I gave up meat about 2.5 years ago. It was surprisingly easy.
I don’t crave hamburgers or steaks or beef fajitas. I thought about turkey on Thanksgiving day, but when the time came, it wasn’t really of interest.
Alas, I’ve not been perfect.
At first, my cravings for hot dogs were the worst. I tried a few fake ones but they just never met my need. Then this year I found a fabulous place that has the best veg hot dogs.
I’ve had fish tacos. But I can’t eat a fish filet.
For a long while, I desperately wanted a Chick-Fil-A sandwich and waffle fries. I bought one, ate half and it tasted fabulous. But I’ve not wanted one since.
But bacon. Bacon has been my most consistent craving. As of late, it’s been bad. I’m not sure why. It’s been daily. Obsessively in my thoughts. It’s even been in my dreams.
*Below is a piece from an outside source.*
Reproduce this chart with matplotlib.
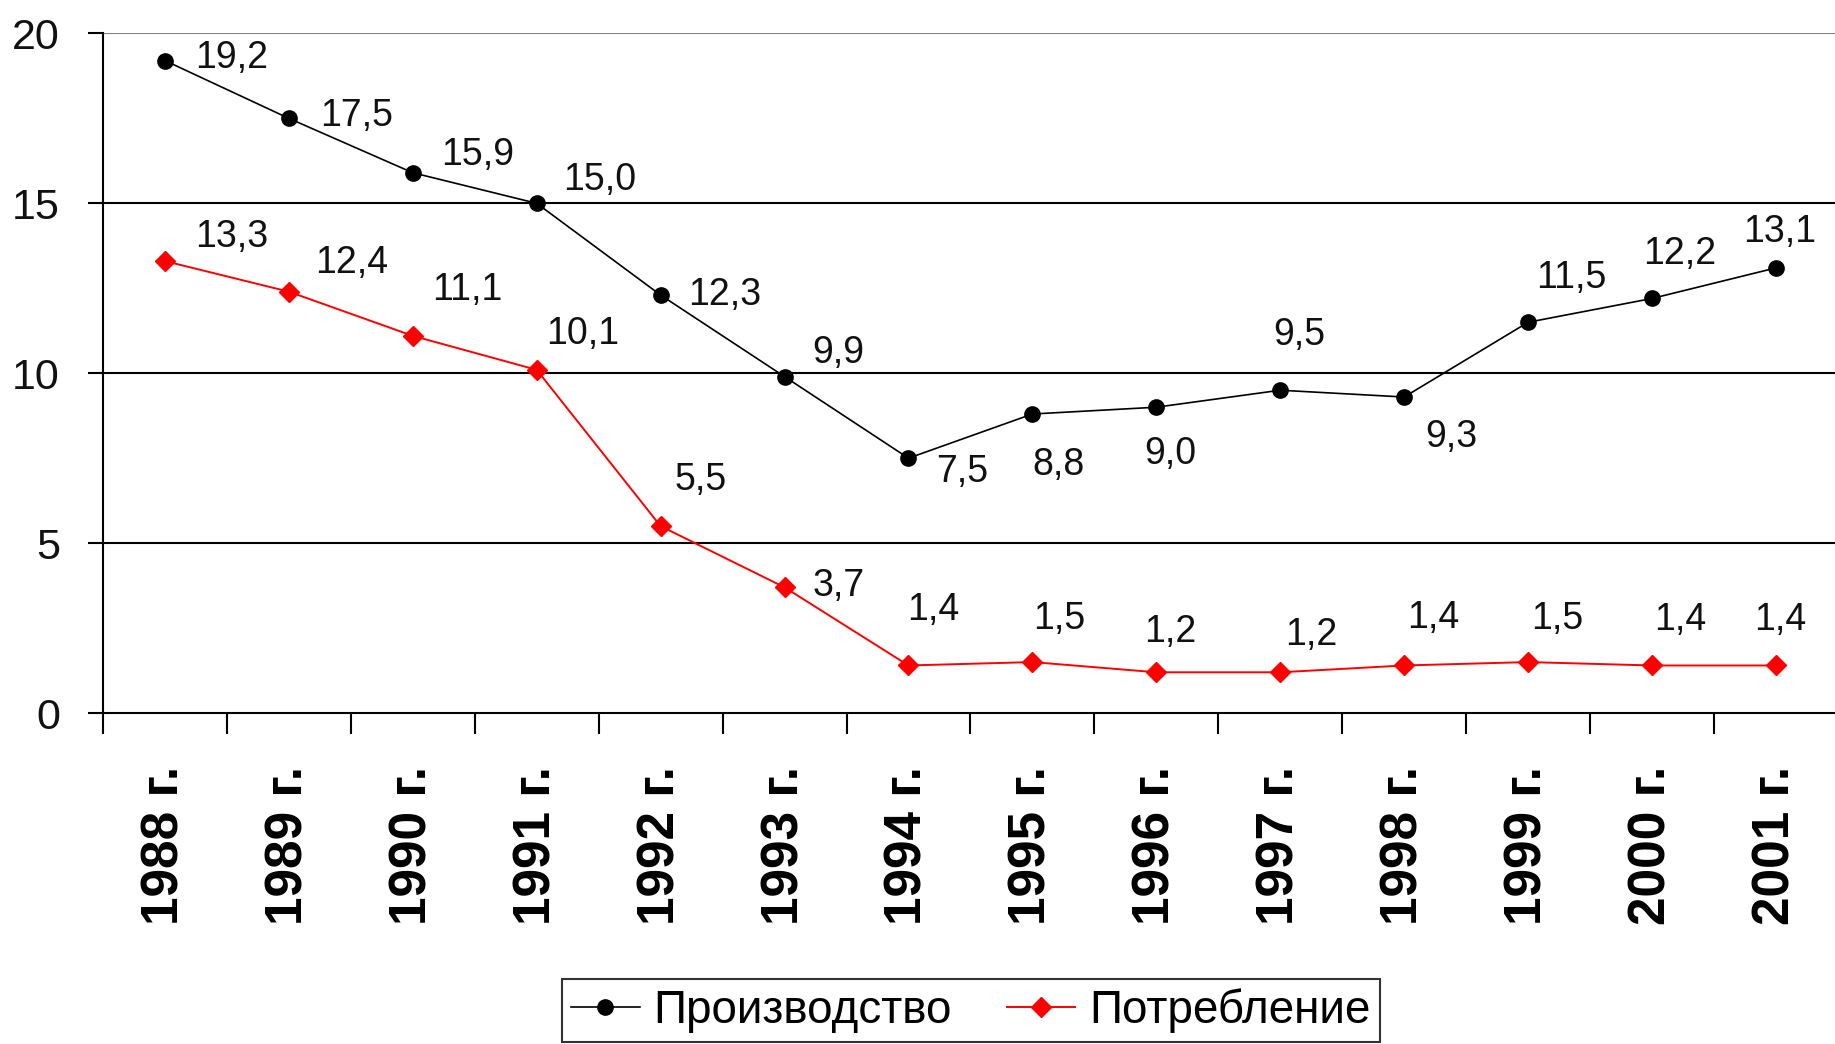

This week, I broke. I got the Bacon, Gouda Cheese and Egg Frittata on an Artisan Roll. And it was fabulous. Orgasmic. Everything I wanted it to be and more. Only, it didn’t “fix” my craving. It made it worse. I’ve had two more, plus a grilled cheese with bacon. Last night? I bought, made and ate a package of it. Yes,14 slices of BACON. And right now? Trying to talk myself out of going out for a BLT. With extra bacon.
I feel guilty. Like I have failed. I am eating an animal. Probably one that was factory farmed. Everything I am against. My primary reason for not eating meat.
I am going to spend some time now reading through the sites that helped me make the decision to go veg. Maybe the reminder of the cruelty will put me back on the path of the straight and narrow.